A file-like object u returned by the urlopen() function in both Python
2.6/3.0 has a method info() that returns a 'HTTPMessage' object. For
example:
::: Python 2.6
>>> from urllib2 import urlopen
>>> u = urlopen("http://www.python.org")
>>> u.info()
<httplib.HTTPMessage instance at 0xce5738>
>>>
::: Python 3.0
>>> from urllib.request import urlopen
>>> u = urlopen("http://www.python.org")
>>> u.info()
<http.client.HTTPMessage object at 0x4bfa10>
>>>
So far, so good. HTTPMessage is defined in two different modules, but
that's fine (it's just library reorganization).
Two major problems:
1. There is no documentation whatsoever on HTTPMessage. No description
in the docs for httplib (python 2.6) or http.client (python 3.0).

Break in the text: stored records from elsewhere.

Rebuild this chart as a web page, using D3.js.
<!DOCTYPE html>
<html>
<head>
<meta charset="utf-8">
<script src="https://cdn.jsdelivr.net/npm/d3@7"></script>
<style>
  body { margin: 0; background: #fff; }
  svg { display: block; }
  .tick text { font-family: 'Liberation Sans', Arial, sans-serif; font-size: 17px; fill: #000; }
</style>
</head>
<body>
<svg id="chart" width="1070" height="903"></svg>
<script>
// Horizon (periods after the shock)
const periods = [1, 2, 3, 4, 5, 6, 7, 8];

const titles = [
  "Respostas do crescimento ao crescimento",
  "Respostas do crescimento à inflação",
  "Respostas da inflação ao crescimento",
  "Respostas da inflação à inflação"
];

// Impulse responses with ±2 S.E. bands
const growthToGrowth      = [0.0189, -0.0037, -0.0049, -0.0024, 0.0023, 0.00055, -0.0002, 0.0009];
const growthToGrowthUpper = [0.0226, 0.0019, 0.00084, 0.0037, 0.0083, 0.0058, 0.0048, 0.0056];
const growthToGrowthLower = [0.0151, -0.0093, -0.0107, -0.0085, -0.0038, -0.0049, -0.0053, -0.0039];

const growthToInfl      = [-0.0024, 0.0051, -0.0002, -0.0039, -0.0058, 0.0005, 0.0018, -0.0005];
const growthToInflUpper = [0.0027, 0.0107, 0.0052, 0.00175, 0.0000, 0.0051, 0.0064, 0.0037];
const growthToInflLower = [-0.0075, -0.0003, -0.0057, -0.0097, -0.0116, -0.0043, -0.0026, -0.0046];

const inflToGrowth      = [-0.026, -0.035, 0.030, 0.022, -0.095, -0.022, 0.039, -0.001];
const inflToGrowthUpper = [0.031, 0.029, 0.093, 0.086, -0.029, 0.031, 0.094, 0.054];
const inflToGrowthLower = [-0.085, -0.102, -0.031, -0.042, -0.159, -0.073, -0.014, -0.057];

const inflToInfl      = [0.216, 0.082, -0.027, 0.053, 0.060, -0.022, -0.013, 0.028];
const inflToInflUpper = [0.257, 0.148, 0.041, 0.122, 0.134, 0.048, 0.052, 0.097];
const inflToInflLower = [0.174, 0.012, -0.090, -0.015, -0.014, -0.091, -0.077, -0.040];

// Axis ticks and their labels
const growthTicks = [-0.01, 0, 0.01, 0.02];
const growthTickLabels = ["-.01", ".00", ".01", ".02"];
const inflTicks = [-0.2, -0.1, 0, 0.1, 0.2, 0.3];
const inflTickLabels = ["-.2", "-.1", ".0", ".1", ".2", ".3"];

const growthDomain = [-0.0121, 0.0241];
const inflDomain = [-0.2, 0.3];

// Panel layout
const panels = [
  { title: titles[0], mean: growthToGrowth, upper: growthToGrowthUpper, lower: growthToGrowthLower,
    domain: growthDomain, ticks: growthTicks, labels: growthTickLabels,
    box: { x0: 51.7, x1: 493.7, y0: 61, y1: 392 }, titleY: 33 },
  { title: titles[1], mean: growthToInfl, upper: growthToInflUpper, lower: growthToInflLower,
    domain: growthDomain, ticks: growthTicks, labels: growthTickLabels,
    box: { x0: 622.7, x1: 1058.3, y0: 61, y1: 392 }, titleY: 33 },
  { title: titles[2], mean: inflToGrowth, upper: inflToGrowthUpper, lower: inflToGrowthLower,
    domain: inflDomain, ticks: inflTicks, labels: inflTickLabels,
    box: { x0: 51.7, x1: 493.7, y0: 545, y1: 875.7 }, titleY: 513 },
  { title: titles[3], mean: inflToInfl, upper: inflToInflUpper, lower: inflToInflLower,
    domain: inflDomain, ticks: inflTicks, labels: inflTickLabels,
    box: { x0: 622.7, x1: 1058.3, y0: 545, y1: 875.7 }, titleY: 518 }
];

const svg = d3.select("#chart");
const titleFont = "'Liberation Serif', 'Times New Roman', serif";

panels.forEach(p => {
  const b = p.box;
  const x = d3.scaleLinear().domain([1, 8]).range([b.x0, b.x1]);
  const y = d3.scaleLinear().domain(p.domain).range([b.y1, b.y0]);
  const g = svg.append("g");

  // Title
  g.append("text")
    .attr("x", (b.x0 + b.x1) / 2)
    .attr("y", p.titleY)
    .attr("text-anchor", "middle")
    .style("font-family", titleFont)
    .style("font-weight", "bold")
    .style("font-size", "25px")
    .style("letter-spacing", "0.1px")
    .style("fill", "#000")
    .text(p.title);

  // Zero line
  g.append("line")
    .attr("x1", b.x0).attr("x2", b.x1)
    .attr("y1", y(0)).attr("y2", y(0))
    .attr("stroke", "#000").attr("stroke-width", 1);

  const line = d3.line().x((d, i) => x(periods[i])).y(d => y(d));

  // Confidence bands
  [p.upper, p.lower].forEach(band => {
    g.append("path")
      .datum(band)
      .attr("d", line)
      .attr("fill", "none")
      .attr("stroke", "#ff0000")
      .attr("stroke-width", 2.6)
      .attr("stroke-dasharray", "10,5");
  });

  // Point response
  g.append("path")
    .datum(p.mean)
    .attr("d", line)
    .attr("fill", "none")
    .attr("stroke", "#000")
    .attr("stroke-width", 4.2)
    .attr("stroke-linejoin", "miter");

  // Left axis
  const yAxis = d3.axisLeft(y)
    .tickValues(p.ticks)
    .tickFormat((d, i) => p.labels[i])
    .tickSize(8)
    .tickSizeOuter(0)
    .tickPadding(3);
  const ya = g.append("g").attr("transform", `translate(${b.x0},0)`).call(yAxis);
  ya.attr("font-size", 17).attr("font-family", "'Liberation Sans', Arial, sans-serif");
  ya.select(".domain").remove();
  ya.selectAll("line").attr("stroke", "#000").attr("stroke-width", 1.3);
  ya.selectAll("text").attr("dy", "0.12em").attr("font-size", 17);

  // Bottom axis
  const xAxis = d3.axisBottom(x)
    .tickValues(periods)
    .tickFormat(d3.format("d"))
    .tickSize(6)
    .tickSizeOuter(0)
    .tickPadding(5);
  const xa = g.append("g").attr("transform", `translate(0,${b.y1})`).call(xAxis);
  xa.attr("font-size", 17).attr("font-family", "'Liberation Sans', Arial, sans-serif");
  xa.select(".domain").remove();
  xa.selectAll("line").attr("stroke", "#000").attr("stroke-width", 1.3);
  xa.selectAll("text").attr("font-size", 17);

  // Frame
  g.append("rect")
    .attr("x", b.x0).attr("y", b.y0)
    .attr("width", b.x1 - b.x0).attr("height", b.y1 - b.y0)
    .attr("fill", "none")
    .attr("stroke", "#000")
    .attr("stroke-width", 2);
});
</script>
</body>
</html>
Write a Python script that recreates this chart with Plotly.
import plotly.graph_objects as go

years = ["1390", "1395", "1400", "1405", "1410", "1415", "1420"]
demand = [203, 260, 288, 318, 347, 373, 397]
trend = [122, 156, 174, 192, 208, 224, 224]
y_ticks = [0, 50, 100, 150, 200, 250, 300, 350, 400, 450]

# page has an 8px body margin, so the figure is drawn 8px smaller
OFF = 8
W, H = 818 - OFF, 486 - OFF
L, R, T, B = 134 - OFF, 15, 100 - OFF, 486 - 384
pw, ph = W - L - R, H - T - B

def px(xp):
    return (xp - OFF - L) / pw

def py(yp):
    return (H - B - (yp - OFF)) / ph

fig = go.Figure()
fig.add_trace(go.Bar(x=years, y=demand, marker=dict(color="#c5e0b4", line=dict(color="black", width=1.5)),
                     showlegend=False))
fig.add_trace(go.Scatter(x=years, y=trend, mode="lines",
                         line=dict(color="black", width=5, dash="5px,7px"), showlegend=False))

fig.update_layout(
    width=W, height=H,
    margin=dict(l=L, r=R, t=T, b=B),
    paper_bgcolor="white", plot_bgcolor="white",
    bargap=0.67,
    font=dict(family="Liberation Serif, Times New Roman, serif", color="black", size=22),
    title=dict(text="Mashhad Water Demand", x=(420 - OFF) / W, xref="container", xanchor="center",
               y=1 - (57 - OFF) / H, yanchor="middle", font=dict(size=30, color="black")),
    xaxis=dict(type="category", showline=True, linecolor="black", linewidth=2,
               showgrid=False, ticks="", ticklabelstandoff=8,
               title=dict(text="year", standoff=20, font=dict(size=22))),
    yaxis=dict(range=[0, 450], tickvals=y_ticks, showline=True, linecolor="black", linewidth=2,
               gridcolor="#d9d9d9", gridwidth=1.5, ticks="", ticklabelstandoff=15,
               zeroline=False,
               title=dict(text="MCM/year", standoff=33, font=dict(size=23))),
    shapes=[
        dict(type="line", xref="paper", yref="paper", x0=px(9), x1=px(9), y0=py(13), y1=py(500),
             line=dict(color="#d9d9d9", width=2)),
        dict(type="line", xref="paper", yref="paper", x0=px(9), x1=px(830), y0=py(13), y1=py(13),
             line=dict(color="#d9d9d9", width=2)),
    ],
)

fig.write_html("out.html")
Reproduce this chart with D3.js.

2. The HTTPMessage object in Python 2.6 derives from mimetools.Message
and has a totally different programming interface than HTTPMessage in
Python 3.0 which derives from email.message.Message. Check it out:
:::Python 2.6
>>> dir(u.info())
['__contains__', '__delitem__', '__doc__', '__getitem__', '__init__',
'__iter__', '__len__', '__module__', '__setitem__', '__str__',
'addcontinue', 'addheader', 'dict', 'encodingheader', 'fp', 'get',
'getaddr', 'getaddrlist', 'getallmatchingheaders', 'getdate',
'getdate_tz', 'getencoding', 'getfirstmatchingheader', 'getheader',
'getheaders', 'getmaintype', 'getparam', 'getparamnames', 'getplist',
'getrawheader', 'getsubtype', 'gettype', 'has_key', 'headers',
'iscomment', 'isheader', 'islast', 'items', 'keys', 'maintype',
'parseplist', 'parsetype', 'plist', 'plisttext', 'readheaders',
'rewindbody', 'seekable', 'setdefault', 'startofbody', 'startofheaders',
'status', 'subtype', 'type', 'typeheader', 'unixfrom', 'values']
:::Python 3.0
>>> dir(u.info())
['__class__', '__contains__', '__delattr__', '__delitem__', '__dict__',
'__doc__', '__eq__', '__format__', '__ge__', '__getattribute__',
'__getitem__', '__gt__', '__hash__', '__init__', '__iter__', '__le__',
'__len__', '__lt__', '__module__', '__ne__', '__new__', '__reduce__',
'__reduce_ex__', '__repr__', '__setattr__', '__setitem__', '__sizeof__',
'__str__', '__subclasshook__', '__weakref__', '_charset',
'_default_type', '_get_params_preserve', '_headers', '_payload',
'_unixfrom', 'add_header', 'as_string', 'attach', 'defects',
'del_param', 'epilogue', 'get', 'get_all', 'get_boundary',
'get_charset', 'get_charsets', 'get_content_charset',
'get_content_maintype', 'get_content_subtype', 'get_content_type',
'get_default_type', 'get_filename', 'get_param', 'get_params',
'get_payload', 'get_unixfrom', 'getallmatchingheaders', 'is_multipart',
'items', 'keys', 'preamble', 'replace_header', 'set_boundary',
'set_charset', 'set_default_type', 'set_param', 'set_payload',
'set_type', 'set_unixfrom', 'values', 'walk']
I know that getting rid of mimetools was desired, but I have no idea if
changing the API on HTTPMessage was intended or not. In any case, it's
one of the only cases in the entire library where the programming
interface to an object radically changes from 2.6 -> 3.0.
I ran into this problem with code that was trying to properly determine
the charset encoding of the byte string returned by urlopen().
I haven't checked whether 2to3 deals with this or not, but it might be
something for someone to look at in their copious amounts of spare time. |